The 2nd KS test that was ran at the same time (which I thought could avoid getting warning messages):

print(ks.test(runif(length(p), min = 0 , max= 1), ecdf(p)))


    One-sample Kolmogorov-Smirnov test

data:  runif(length(p) + 1000, min = 0, max = 1)
D = 0.0093, p-value = 0.008757
alternative hypothesis: two-sided

I have looked at other posts, but I still don't understand the warning messages. Question 1: What are the "ties" referring to ?

Now, I checked out R's help and it said $y$ can be either a data vector or cdf of data vector. In the latter case, it leads to a one sample KS test, which I have no idea how it differs from 2 samples KS test.
Question 2: What is the difference between one-sample VS two-sample KS test ?

I thought the 2 KS tests I ran above are very similar (if not identical), since I just want to if the data vector follows a continuous uniform distribution. And I thought the 2nd KS test (using $ecdf(y)$) would avoid getting warning messages. If the 2 KS tests are actually doing different things, please tell me and advise which one I should use ?
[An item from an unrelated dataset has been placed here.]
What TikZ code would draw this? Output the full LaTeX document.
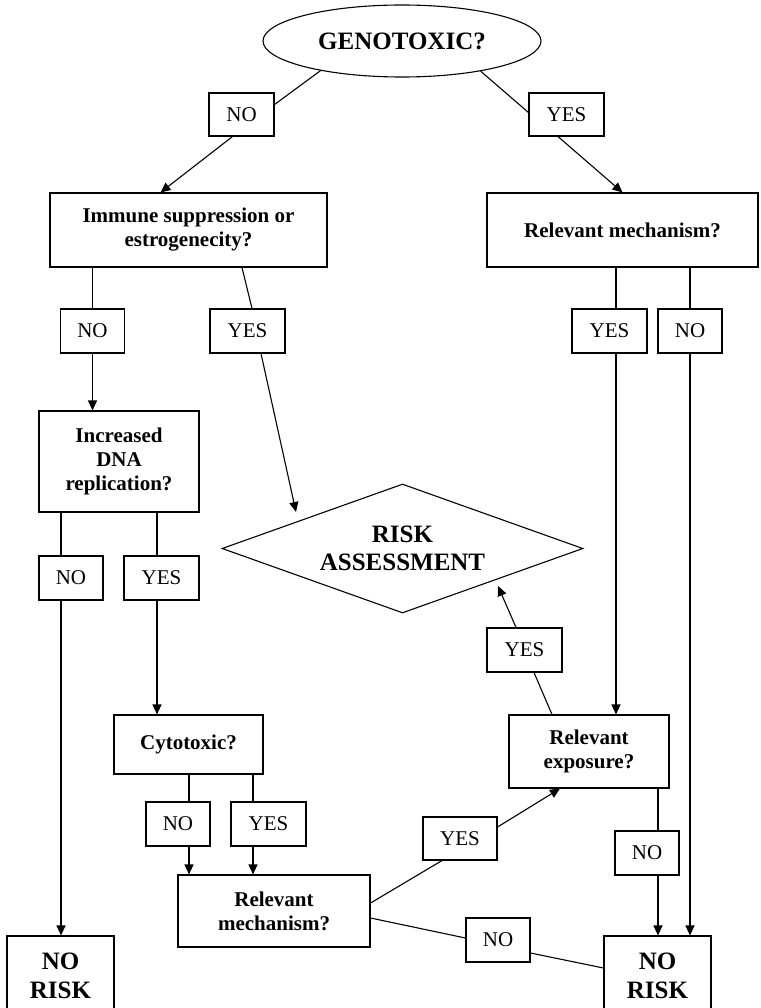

Question 3: The 2 KS tests yield different p values, the first one > 0.05, while the second < 0.05. But if I plot a histogram for my data vector, it actually looks uniform to me, which seems to suggest that there is something subtle about the 2nd KS test that I dont know about (any ideas ?):

Question 4: Please advise me how to handle the warning message from the 1st KS test ? Can I just ignored them ?
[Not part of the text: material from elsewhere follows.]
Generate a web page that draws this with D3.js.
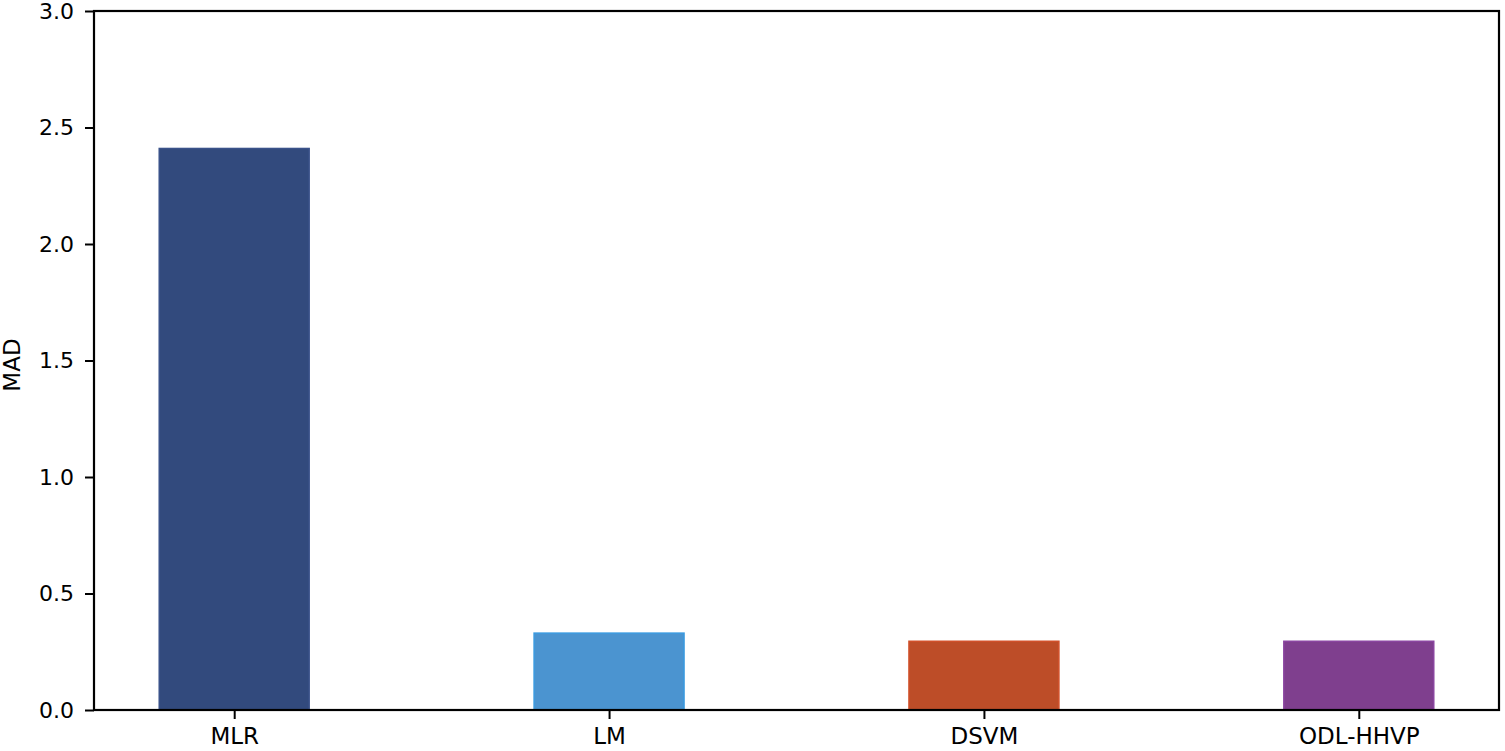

Note: I wrote a function that ran those 2 KS tests above and plot the histogram. All are done at once.

enter image description here

Best Answer

  1. Ties are numbers that are repeating in sample. You may try anyDuplicated(p) to find whether there are ties. There is uncertainty with quantiles when ties are present. However, if their number is not high, there is no reason to worry about them.
  2. In two-sample KS test you are testing whether two empirical distributions come from the same theoretical distribution. In one-sample KS test you are testing whether given empirical distribution come from given theoretical. Here is an example. Let we have one empirical distribution positively skewed, and second - the same but negatively skewed. Two sample KS test would search whether both samples can be drawn from the third- theoretical distribution, which has zero skewness in this example. And p-value can be >0.05. While performing one-sample test will search whether first distribution can be drawn from the second, which unlikely can be. And thus p falls below 0.05.
  3. Because you tested not whether the sample can be drawn from uniform distribution, but from distribution p that is only similar to uniform.
  4. If length(duplicated(p)) is small being compared with length(p) than you should not worry about it.

And finally: if you want to test whether some empirical distribution comes from uniform, you should use one-sample KS test in this notation: ks.test(p,"punif")